___ Data shown
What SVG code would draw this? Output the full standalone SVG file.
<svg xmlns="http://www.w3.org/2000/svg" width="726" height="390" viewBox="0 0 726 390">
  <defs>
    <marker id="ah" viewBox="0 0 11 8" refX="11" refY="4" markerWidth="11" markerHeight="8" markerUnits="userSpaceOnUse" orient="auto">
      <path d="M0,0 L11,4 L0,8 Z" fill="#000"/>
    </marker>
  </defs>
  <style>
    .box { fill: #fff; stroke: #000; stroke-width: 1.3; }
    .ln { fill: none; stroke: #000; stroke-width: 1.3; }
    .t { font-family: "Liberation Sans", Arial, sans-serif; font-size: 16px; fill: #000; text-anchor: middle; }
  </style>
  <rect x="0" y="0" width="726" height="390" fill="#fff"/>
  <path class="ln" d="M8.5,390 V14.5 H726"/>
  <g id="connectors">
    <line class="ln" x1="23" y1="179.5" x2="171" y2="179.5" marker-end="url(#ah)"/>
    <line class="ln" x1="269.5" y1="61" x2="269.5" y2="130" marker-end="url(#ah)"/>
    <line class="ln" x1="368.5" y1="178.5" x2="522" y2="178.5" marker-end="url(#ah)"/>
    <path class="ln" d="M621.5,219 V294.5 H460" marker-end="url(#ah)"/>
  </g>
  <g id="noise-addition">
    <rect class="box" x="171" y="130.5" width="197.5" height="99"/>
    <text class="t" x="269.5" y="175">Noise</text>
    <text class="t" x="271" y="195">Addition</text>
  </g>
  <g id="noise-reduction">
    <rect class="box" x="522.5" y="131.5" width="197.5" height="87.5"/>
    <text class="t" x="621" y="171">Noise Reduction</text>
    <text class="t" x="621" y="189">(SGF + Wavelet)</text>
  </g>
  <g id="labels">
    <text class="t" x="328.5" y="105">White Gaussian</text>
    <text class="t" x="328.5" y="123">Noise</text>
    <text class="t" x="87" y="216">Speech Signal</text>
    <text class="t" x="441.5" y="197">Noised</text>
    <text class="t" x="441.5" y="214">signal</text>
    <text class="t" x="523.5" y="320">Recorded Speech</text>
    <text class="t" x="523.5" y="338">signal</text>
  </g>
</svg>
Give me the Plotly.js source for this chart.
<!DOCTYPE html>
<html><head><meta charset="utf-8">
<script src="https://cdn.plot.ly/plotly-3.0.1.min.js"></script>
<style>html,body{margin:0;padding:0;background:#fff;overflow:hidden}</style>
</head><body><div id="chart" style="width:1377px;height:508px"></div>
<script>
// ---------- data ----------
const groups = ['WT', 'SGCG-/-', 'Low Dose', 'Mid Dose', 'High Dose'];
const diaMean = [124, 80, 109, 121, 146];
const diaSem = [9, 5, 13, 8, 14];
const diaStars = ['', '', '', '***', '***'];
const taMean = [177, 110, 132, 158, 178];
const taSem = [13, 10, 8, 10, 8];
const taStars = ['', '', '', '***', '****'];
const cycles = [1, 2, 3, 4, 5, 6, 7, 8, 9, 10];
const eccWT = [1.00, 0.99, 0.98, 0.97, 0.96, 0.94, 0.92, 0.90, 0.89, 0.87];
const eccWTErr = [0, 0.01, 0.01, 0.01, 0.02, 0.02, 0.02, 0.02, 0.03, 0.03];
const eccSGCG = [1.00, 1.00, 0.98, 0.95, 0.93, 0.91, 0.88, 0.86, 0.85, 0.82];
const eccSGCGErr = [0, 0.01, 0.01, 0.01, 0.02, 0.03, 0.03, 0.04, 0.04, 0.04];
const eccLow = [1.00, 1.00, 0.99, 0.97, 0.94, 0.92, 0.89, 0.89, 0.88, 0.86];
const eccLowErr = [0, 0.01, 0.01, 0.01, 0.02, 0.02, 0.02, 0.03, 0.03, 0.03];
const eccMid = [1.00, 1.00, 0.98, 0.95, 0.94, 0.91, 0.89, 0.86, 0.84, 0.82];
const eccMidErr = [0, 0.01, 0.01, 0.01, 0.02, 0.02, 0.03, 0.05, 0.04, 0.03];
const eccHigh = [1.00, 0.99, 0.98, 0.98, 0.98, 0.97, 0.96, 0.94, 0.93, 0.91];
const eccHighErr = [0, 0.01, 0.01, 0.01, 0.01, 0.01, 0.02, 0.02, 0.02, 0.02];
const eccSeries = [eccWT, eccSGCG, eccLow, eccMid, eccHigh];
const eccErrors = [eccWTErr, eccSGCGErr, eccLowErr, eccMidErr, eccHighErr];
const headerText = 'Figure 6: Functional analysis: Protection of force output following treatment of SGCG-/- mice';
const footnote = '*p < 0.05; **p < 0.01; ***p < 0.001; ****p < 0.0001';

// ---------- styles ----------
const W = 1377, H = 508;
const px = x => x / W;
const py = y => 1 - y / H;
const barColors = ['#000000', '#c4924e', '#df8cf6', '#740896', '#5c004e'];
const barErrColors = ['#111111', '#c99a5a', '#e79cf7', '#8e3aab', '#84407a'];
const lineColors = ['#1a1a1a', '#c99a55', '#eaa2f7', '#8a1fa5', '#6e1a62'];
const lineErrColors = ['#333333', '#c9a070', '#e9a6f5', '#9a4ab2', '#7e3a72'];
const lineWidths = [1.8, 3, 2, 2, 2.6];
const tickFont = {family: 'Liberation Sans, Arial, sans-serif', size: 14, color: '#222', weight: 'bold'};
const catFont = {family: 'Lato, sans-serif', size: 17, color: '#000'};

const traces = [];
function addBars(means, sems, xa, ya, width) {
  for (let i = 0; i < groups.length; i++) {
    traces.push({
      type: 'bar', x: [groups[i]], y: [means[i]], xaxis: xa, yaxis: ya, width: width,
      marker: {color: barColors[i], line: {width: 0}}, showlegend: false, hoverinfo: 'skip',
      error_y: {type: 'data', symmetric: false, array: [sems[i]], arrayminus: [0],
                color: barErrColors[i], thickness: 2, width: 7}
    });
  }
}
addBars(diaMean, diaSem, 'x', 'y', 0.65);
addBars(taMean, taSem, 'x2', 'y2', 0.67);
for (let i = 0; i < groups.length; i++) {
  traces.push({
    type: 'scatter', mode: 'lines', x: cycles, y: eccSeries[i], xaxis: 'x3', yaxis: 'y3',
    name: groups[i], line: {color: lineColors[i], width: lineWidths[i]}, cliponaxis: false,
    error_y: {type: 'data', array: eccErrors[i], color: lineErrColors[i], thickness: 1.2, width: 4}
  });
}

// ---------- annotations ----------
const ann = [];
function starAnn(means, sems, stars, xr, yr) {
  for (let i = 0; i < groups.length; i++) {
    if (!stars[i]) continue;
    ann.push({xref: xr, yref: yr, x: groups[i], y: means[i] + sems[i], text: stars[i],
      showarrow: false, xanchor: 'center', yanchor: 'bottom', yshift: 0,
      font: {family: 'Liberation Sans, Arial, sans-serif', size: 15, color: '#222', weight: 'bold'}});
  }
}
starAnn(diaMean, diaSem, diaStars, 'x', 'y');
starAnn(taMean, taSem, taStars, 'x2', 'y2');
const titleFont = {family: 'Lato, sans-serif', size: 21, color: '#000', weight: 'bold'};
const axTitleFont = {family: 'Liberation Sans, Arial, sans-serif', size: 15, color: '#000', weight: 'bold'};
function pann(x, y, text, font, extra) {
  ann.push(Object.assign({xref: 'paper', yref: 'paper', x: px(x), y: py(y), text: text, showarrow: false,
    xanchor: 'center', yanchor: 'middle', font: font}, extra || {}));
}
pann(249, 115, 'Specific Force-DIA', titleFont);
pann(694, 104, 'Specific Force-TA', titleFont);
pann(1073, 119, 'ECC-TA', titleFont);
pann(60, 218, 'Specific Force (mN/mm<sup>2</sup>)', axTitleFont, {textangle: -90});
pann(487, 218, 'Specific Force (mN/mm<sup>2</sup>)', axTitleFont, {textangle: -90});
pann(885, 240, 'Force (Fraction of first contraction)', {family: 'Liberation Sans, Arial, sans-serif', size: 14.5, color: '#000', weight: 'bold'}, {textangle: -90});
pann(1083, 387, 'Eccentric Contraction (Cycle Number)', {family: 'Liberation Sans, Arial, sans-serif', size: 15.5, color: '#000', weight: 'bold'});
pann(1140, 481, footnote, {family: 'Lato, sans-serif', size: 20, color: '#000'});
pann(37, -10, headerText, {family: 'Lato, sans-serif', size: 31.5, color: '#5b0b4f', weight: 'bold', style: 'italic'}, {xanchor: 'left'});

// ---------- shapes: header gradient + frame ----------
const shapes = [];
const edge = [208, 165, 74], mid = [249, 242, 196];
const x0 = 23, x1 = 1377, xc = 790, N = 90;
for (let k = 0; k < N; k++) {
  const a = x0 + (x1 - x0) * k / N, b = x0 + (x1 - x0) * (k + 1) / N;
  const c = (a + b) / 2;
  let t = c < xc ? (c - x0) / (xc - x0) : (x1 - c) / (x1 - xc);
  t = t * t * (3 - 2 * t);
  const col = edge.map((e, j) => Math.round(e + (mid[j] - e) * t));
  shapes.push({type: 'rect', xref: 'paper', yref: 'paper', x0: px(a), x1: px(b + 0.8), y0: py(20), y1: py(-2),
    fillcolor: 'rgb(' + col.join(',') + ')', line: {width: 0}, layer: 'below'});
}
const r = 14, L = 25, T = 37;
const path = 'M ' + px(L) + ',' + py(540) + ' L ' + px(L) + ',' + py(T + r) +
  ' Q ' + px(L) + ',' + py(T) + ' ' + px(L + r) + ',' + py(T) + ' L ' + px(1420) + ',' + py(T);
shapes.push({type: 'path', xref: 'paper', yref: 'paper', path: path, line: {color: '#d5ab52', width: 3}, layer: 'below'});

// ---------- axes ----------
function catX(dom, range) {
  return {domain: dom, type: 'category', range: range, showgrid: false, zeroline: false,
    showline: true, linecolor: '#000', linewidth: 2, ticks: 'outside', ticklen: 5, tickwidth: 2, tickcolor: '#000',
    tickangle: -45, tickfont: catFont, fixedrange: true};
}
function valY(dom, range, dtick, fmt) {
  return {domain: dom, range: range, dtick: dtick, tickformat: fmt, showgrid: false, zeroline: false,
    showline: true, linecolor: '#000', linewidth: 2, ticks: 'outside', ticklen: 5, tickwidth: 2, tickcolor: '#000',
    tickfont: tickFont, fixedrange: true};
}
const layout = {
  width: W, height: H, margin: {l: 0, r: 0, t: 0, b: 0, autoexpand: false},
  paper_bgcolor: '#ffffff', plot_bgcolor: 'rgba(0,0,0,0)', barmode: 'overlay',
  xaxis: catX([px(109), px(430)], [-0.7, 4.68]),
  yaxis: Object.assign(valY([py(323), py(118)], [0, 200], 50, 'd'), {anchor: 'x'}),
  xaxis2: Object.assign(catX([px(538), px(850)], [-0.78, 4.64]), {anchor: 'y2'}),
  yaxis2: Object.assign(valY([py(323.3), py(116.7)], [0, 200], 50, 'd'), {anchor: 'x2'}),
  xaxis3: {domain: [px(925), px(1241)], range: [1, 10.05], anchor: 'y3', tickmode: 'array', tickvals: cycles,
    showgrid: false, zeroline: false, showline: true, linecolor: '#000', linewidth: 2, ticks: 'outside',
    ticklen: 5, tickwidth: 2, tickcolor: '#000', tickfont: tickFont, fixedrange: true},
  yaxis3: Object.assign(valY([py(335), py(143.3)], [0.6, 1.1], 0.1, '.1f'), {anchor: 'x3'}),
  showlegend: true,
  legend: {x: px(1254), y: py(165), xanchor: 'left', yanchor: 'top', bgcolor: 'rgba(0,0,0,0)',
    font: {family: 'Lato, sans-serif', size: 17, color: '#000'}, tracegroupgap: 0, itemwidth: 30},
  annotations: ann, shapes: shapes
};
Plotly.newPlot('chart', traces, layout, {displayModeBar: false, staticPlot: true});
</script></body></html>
______
Copy each line of the records containing the string "chart".

Give me the Plotly.js source for this chart.
</head><body><div id="chart" style="width:1377px;height:508px"></div>
Plotly.newPlot('chart', traces, layout, {displayModeBar: false, staticPlot: true});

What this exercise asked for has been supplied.